» **Data segment**
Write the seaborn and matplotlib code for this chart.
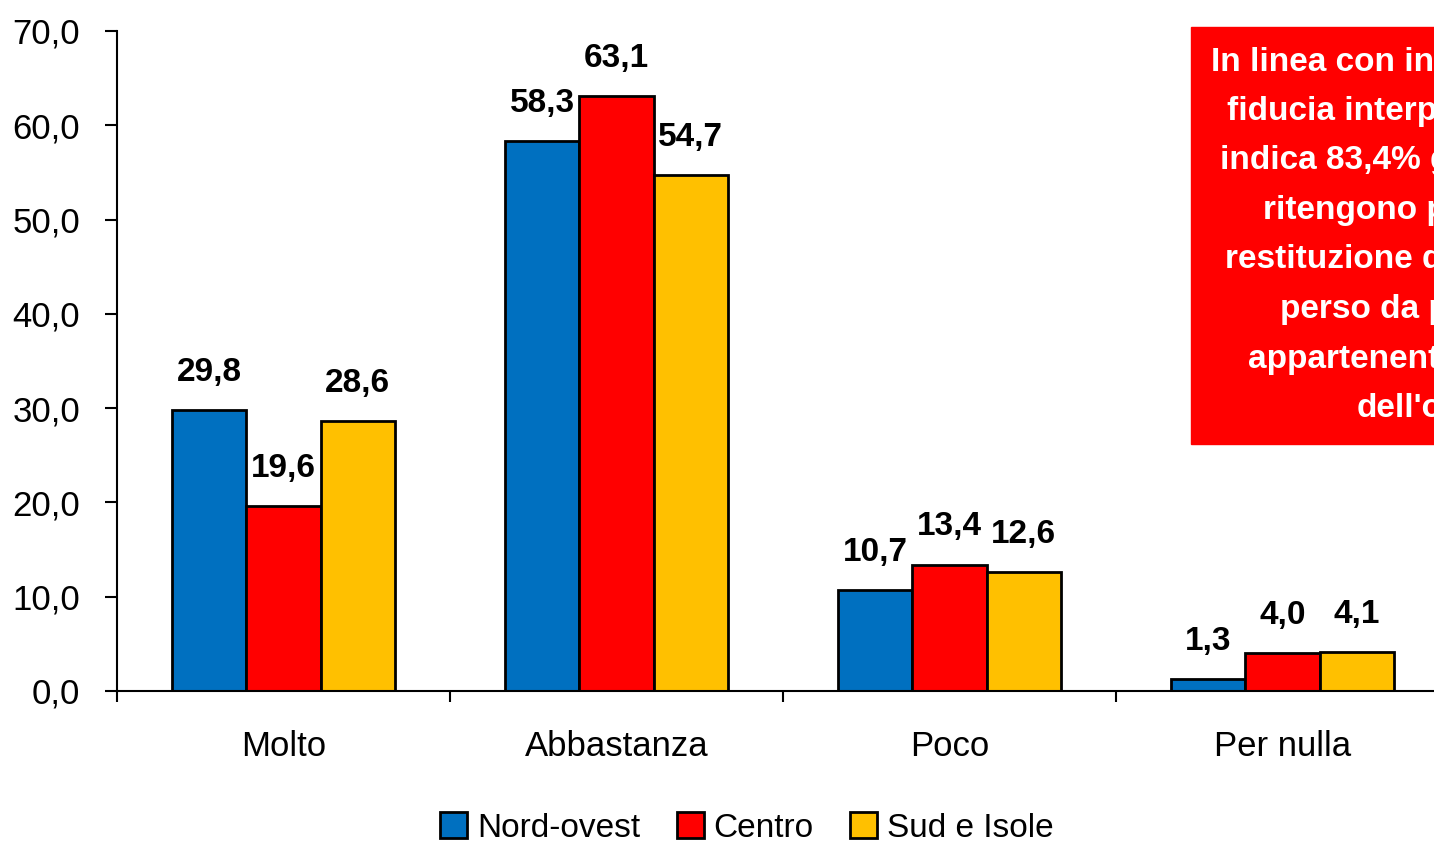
import matplotlib.pyplot as plt
import seaborn as sns
import pandas as pd
from matplotlib import font_manager as fm
from matplotlib.ticker import FuncFormatter, FixedLocator

sns.set_style("white")
names = {f.name for f in fm.fontManager.ttflist}
font = "Liberation Sans Narrow" if "Liberation Sans Narrow" in names else "Liberation Sans"
plt.rcParams["font.family"] = [font, "DejaVu Sans"]
plt.rcParams["text.color"] = "black"
plt.rcParams["xtick.color"] = "black"
plt.rcParams["ytick.color"] = "black"

# data
categories = ["Molto", "Abbastanza", "Poco", "Per nulla"]
regions = ["Nord-ovest", "Centro", "Sud e Isole"]
nord_ovest = [29.8, 58.3, 10.7, 1.3]
centro = [19.6, 63.1, 13.4, 4.0]
sud_isole = [28.6, 54.7, 12.6, 4.1]
colors = ["#0070C0", "#FF0000", "#FFC000"]
box_lines = ["In linea con indagini", "fiducia interpersonale", "indica 83,4% gli",
             "ritengono probabile", "restituzione del", "perso da persone",
             "appartenenti alle", "dell'ordine"]
box_x = [1211, 1227, 1220, 1263, 1225, 1280, 1248, 1357]

df = pd.DataFrame({
    "cat": categories * 3,
    "reg": [r for r in regions for _ in categories],
    "val": nord_ovest + centro + sud_isole,
})

fig = plt.figure(figsize=(14.34, 8.43), dpi=100)
ax = fig.add_axes([117 / 1434, 152 / 843, 1332 / 1434, 660 / 843])
sns.barplot(data=df, x="cat", y="val", hue="reg", palette=colors, width=0.667,
            edgecolor="black", linewidth=2, ax=ax, legend=False, saturation=1)

for cont in ax.containers:
    ax.bar_label(cont, labels=[f"{v:.1f}".replace(".", ",") for v in cont.datavalues],
                 padding=16, fontsize=24, fontweight="bold", color="black")

ax.set_xlim(-0.5, 3.5)
ax.set_ylim(0, 70)
ax.set_yticks(range(0, 71, 10))
ax.yaxis.set_major_formatter(FuncFormatter(lambda v, p: f"{v:.1f}".replace(".", ",")))
ax.tick_params(axis="y", left=True, length=8.5, width=1.5, labelsize=25, pad=18)
ax.tick_params(axis="x", which="major", length=0, labelsize=25, pad=28)
ax.xaxis.set_minor_locator(FixedLocator([-0.5, 0.5, 1.5, 2.5]))
ax.tick_params(axis="x", which="minor", bottom=True, length=8, width=1.5)
ax.set_xlabel("")
ax.set_ylabel("")
for s in ["top", "right"]:
    ax.spines[s].set_visible(False)
for s in ["left", "bottom"]:
    ax.spines[s].set_linewidth(1.5)
    ax.spines[s].set_color("black")

# red note box, clipped by figure edge
fig.patches.append(plt.Rectangle((1191 / 1434, 1 - 444 / 843), 0.3, 417 / 843,
                                 transform=fig.transFigure, color="#FF0000"))
for i, (line, x) in enumerate(zip(box_lines, box_x)):
    fig.text(x / 1434, 1 - (62 + 49.5 * i) / 843, line, color="white", fontsize=24,
             fontweight="bold", ha="left", va="center")

handles = [plt.Rectangle((0, 0), 1, 1, facecolor=c, edgecolor="black", linewidth=2) for c in colors]
fig.legend(handles, regions, loc="center", bbox_to_anchor=(747 / 1434, 1 - 828 / 843), ncol=3,
           frameon=False, fontsize=24, handlelength=0.8, handleheight=0.8, handletextpad=0.3,
           columnspacing=1.1)

fig.savefig("out.png", dpi=100)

» **Your instructions**
Filter the listing above for the string "seaborn" and copy every matching line.

» **Written solution**
Write the seaborn and matplotlib code for this chart.
import seaborn as sns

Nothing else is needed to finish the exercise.